# Start of DATASET EXTRACT

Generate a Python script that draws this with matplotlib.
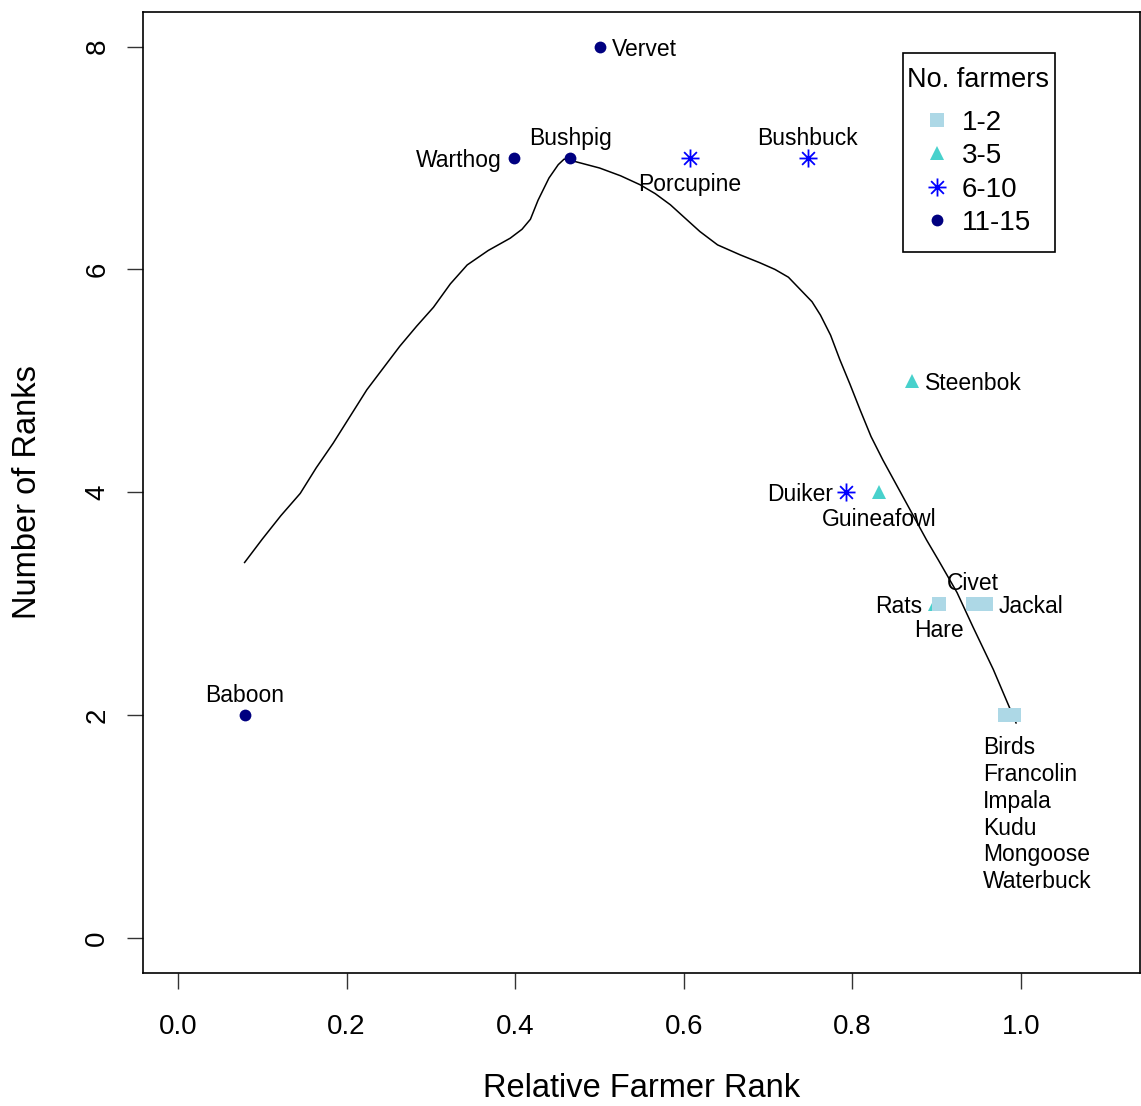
import numpy as np
import matplotlib.pyplot as plt
from matplotlib.path import Path
from matplotlib.patches import Rectangle

plt.rcParams['font.family'] = ['Liberation Sans', 'DejaVu Sans']

# species: relative farmer rank vs number of ranks, grouped by number of farmers
species = ["Baboon", "Warthog", "Bushpig", "Vervet", "Porcupine", "Bushbuck",
           "Steenbok", "Duiker", "Guineafowl", "Rats", "Hare", "Civet", "Jackal",
           "Birds", "Francolin", "Impala", "Kudu", "Mongoose", "Waterbuck"]
rel_rank = [0.079, 0.399, 0.465, 0.500, 0.607, 0.747,
            0.871, 0.792, 0.832, 0.898, 0.903, 0.943, 0.958,
            0.981, 0.984, 0.987, 0.989, 0.990, 0.992]
n_ranks = [2, 7, 7, 8, 7, 7,
           5, 4, 4, 3, 3, 3, 3,
           2, 2, 2, 2, 2, 2]
farmers_grp = ["11-15", "11-15", "11-15", "11-15", "6-10", "6-10",
               "3-5", "6-10", "3-5", "3-5", "1-2", "1-2", "1-2",
               "1-2", "1-2", "1-2", "1-2", "1-2", "1-2"]

# smoothed trend line
curve_x = [0.079, 0.100, 0.122, 0.145, 0.164, 0.184, 0.204, 0.224, 0.244, 0.263,
           0.283, 0.303, 0.323, 0.343, 0.368, 0.394, 0.408, 0.418, 0.427, 0.440,
           0.451, 0.458, 0.465, 0.480, 0.500, 0.525, 0.548, 0.566, 0.584, 0.600,
           0.619, 0.640, 0.667, 0.690, 0.708, 0.724, 0.738, 0.752, 0.762, 0.774,
           0.785, 0.797, 0.809, 0.822, 0.836, 0.862, 0.888, 0.902, 0.924, 0.943,
           0.967, 0.994]
curve_y = [3.37, 3.58, 3.79, 3.99, 4.22, 4.44, 4.68, 4.92, 5.12, 5.31,
           5.49, 5.66, 5.87, 6.04, 6.17, 6.28, 6.36, 6.45, 6.62, 6.82,
           6.94, 6.99, 6.98, 6.95, 6.91, 6.84, 6.76, 6.68, 6.58, 6.47,
           6.34, 6.22, 6.13, 6.06, 6.00, 5.93, 5.82, 5.71, 5.59, 5.41,
           5.19, 4.97, 4.74, 4.50, 4.29, 3.93, 3.57, 3.39, 3.10, 2.79,
           2.41, 1.93]

groups = ["1-2", "3-5", "6-10", "11-15"]

# R-style asterisk: a plus and a cross overlaid
d = 0.707
star_path = Path([(-1, 0), (1, 0), (0, -1), (0, 1), (-d, -d), (d, d), (-d, d), (d, -d)],
                 [Path.MOVETO, Path.LINETO] * 4)

styles = {
    "1-2": dict(marker='s', color='#ADD8E6', ms=9.5, mew=0),
    "3-5": dict(marker='^', color='#48D1CC', ms=9.5, mew=0),
    "6-10": dict(marker=star_path, color='blue', ms=13, mew=1.3),
    "11-15": dict(marker='o', color='#000080', ms=8.5, mew=0),
}

# where each label sits relative to its point (R's pos: 1 below, 2 left, 3 above, 4 right)
label_pos = {"Baboon": 3, "Warthog": 2, "Bushpig": 3, "Vervet": 4, "Porcupine": 1,
             "Bushbuck": 3, "Steenbok": 4, "Duiker": 2, "Guineafowl": 1, "Rats": 2,
             "Hare": 1, "Civet": 3, "Jackal": 4}

W, H = 1141, 1106
AX_L, AX_T, AX_W, AX_H = 143, 12, 997, 961

fig = plt.figure(figsize=(W / 100, H / 100), dpi=100)
ax = fig.add_axes([AX_L / W, 1 - (AX_T + AX_H) / H, AX_W / W, AX_H / H])


def px2ax(px, py):
    # pixel position in the figure -> axes fraction (used for the legend box)
    return (px - AX_L) / AX_W, (AX_T + AX_H - py) / AX_H


ax.plot(curve_x, curve_y, color='black', lw=1.1, zorder=1)

for x, y, g in zip(rel_rank, n_ranks, farmers_grp):
    ax.plot(x, y, linestyle='none', fillstyle='full', zorder=2, **styles[g])

offsets = {1: ((0, -11), 'center', 'top'), 2: ((-9, 0), 'right', 'center_baseline'),
           3: ((0, 6), 'center', 'bottom'), 4: ((9, 0), 'left', 'center_baseline')}
for name, x, y in zip(species, rel_rank, n_ranks):
    if name not in label_pos:
        continue
    off, ha, va = offsets[label_pos[name]]
    ax.annotate(name, (x, y), xytext=off, textcoords='offset points',
                ha=ha, va=va, fontsize=16.5, zorder=3)

multi = [s for s in species if s not in label_pos]
i0 = species.index(multi[0])
ax.annotate("\n".join(multi), (rel_rank[i0], n_ranks[i0]), xytext=(-16, -15),
            textcoords='offset points', ha='left', va='top', fontsize=16.5,
            linespacing=1.215)

ax.set_xlim(-0.0415, 1.141)
ax.set_ylim(-0.314, 8.31)
ax.set_xticks(np.arange(0, 1.01, 0.2))
ax.set_xticklabels([f"{v:.1f}" for v in np.arange(0, 1.01, 0.2)])
ax.set_yticks([0, 2, 4, 6, 8])
ax.tick_params(labelsize=20, length=11.5, width=1, color='#333333')
ax.tick_params(axis='x', pad=18)
ax.tick_params(axis='y', pad=12)
for lab in ax.get_yticklabels():
    lab.set_rotation(90)
    lab.set_va('center')
for sp in ax.spines.values():
    sp.set_linewidth(1.2)

ax.set_xlabel("Relative Farmer Rank", fontsize=23.5, labelpad=24)
ax.set_ylabel("Number of Ranks", fontsize=23.5, labelpad=30)

# legend drawn by hand, R style
x0, y0 = px2ax(903, 252)
x1, y1 = px2ax(1055, 53)
ax.add_patch(Rectangle((x0, y0), x1 - x0, y1 - y0, transform=ax.transAxes,
                       facecolor='white', edgecolor='black', lw=1.2, zorder=4))
tx, ty = px2ax(907, 77)
ax.text(tx, ty, "No. farmers", transform=ax.transAxes, fontsize=19.5,
        ha='left', va='center_baseline', zorder=5)
for g, row_y in zip(groups, [120, 153, 187, 220]):
    mx, my = px2ax(937, row_y)
    ax.plot(mx, my, linestyle='none', transform=ax.transAxes, zorder=5,
            clip_on=False, **styles[g])
    lx, _ = px2ax(962, row_y)
    ax.text(lx, my, g, transform=ax.transAxes, fontsize=20, ha='left',
            va='center_baseline', zorder=5)

fig.savefig("out.png", dpi=100)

# End of DATASET EXTRACT

Output the material word for word, omitting its pictures.

Generate a Python script that draws this with matplotlib.
import numpy as np
import matplotlib.pyplot as plt
from matplotlib.path import Path
from matplotlib.patches import Rectangle

plt.rcParams['font.family'] = ['Liberation Sans', 'DejaVu Sans']

# species: relative farmer rank vs number of ranks, grouped by number of farmers
species = ["Baboon", "Warthog", "Bushpig", "Vervet", "Porcupine", "Bushbuck",
           "Steenbok", "Duiker", "Guineafowl", "Rats", "Hare", "Civet", "Jackal",
           "Birds", "Francolin", "Impala", "Kudu", "Mongoose", "Waterbuck"]
rel_rank = [0.079, 0.399, 0.465, 0.500, 0.607, 0.747,
            0.871, 0.792, 0.832, 0.898, 0.903, 0.943, 0.958,
            0.981, 0.984, 0.987, 0.989, 0.990, 0.992]
n_ranks = [2, 7, 7, 8, 7, 7,
           5, 4, 4, 3, 3, 3, 3,
           2, 2, 2, 2, 2, 2]
farmers_grp = ["11-15", "11-15", "11-15", "11-15", "6-10", "6-10",
               "3-5", "6-10", "3-5", "3-5", "1-2", "1-2", "1-2",
               "1-2", "1-2", "1-2", "1-2", "1-2", "1-2"]

# smoothed trend line
curve_x = [0.079, 0.100, 0.122, 0.145, 0.164, 0.184, 0.204, 0.224, 0.244, 0.263,
           0.283, 0.303, 0.323, 0.343, 0.368, 0.394, 0.408, 0.418, 0.427, 0.440,
           0.451, 0.458, 0.465, 0.480, 0.500, 0.525, 0.548, 0.566, 0.584, 0.600,
           0.619, 0.640, 0.667, 0.690, 0.708, 0.724, 0.738, 0.752, 0.762, 0.774,
           0.785, 0.797, 0.809, 0.822, 0.836, 0.862, 0.888, 0.902, 0.924, 0.943,
           0.967, 0.994]
curve_y = [3.37, 3.58, 3.79, 3.99, 4.22, 4.44, 4.68, 4.92, 5.12, 5.31,
           5.49, 5.66, 5.87, 6.04, 6.17, 6.28, 6.36, 6.45, 6.62, 6.82,
           6.94, 6.99, 6.98, 6.95, 6.91, 6.84, 6.76, 6.68, 6.58, 6.47,
           6.34, 6.22, 6.13, 6.06, 6.00, 5.93, 5.82, 5.71, 5.59, 5.41,
           5.19, 4.97, 4.74, 4.50, 4.29, 3.93, 3.57, 3.39, 3.10, 2.79,
           2.41, 1.93]

groups = ["1-2", "3-5", "6-10", "11-15"]

# R-style asterisk: a plus and a cross overlaid
d = 0.707
star_path = Path([(-1, 0), (1, 0), (0, -1), (0, 1), (-d, -d), (d, d), (-d, d), (d, -d)],
                 [Path.MOVETO, Path.LINETO] * 4)

styles = {
    "1-2": dict(marker='s', color='#ADD8E6', ms=9.5, mew=0),
    "3-5": dict(marker='^', color='#48D1CC', ms=9.5, mew=0),
    "6-10": dict(marker=star_path, color='blue', ms=13, mew=1.3),
    "11-15": dict(marker='o', color='#000080', ms=8.5, mew=0),
}

# where each label sits relative to its point (R's pos: 1 below, 2 left, 3 above, 4 right)
label_pos = {"Baboon": 3, "Warthog": 2, "Bushpig": 3, "Vervet": 4, "Porcupine": 1,
             "Bushbuck": 3, "Steenbok": 4, "Duiker": 2, "Guineafowl": 1, "Rats": 2,
             "Hare": 1, "Civet": 3, "Jackal": 4}

W, H = 1141, 1106
AX_L, AX_T, AX_W, AX_H = 143, 12, 997, 961

fig = plt.figure(figsize=(W / 100, H / 100), dpi=100)
ax = fig.add_axes([AX_L / W, 1 - (AX_T + AX_H) / H, AX_W / W, AX_H / H])


def px2ax(px, py):
    # pixel position in the figure -> axes fraction (used for the legend box)
    return (px - AX_L) / AX_W, (AX_T + AX_H - py) / AX_H


ax.plot(curve_x, curve_y, color='black', lw=1.1, zorder=1)

for x, y, g in zip(rel_rank, n_ranks, farmers_grp):
    ax.plot(x, y, linestyle='none', fillstyle='full', zorder=2, **styles[g])

offsets = {1: ((0, -11), 'center', 'top'), 2: ((-9, 0), 'right', 'center_baseline'),
           3: ((0, 6), 'center', 'bottom'), 4: ((9, 0), 'left', 'center_baseline')}
for name, x, y in zip(species, rel_rank, n_ranks):
    if name not in label_pos:
        continue
    off, ha, va = offsets[label_pos[name]]
    ax.annotate(name, (x, y), xytext=off, textcoords='offset points',
                ha=ha, va=va, fontsize=16.5, zorder=3)

multi = [s for s in species if s not in label_pos]
i0 = species.index(multi[0])
ax.annotate("\n".join(multi), (rel_rank[i0], n_ranks[i0]), xytext=(-16, -15),
            textcoords='offset points', ha='left', va='top', fontsize=16.5,
            linespacing=1.215)

ax.set_xlim(-0.0415, 1.141)
ax.set_ylim(-0.314, 8.31)
ax.set_xticks(np.arange(0, 1.01, 0.2))
ax.set_xticklabels([f"{v:.1f}" for v in np.arange(0, 1.01, 0.2)])
ax.set_yticks([0, 2, 4, 6, 8])
ax.tick_params(labelsize=20, length=11.5, width=1, color='#333333')
ax.tick_params(axis='x', pad=18)
ax.tick_params(axis='y', pad=12)
for lab in ax.get_yticklabels():
    lab.set_rotation(90)
    lab.set_va('center')
for sp in ax.spines.values():
    sp.set_linewidth(1.2)

ax.set_xlabel("Relative Farmer Rank", fontsize=23.5, labelpad=24)
ax.set_ylabel("Number of Ranks", fontsize=23.5, labelpad=30)

# legend drawn by hand, R style
x0, y0 = px2ax(903, 252)
x1, y1 = px2ax(1055, 53)
ax.add_patch(Rectangle((x0, y0), x1 - x0, y1 - y0, transform=ax.transAxes,
                       facecolor='white', edgecolor='black', lw=1.2, zorder=4))
tx, ty = px2ax(907, 77)
ax.text(tx, ty, "No. farmers", transform=ax.transAxes, fontsize=19.5,
        ha='left', va='center_baseline', zorder=5)
for g, row_y in zip(groups, [120, 153, 187, 220]):
    mx, my = px2ax(937, row_y)
    ax.plot(mx, my, linestyle='none', transform=ax.transAxes, zorder=5,
            clip_on=False, **styles[g])
    lx, _ = px2ax(962, row_y)
    ax.text(lx, my, g, transform=ax.transAxes, fontsize=20, ha='left',
            va='center_baseline', zorder=5)

fig.savefig("out.png", dpi=100)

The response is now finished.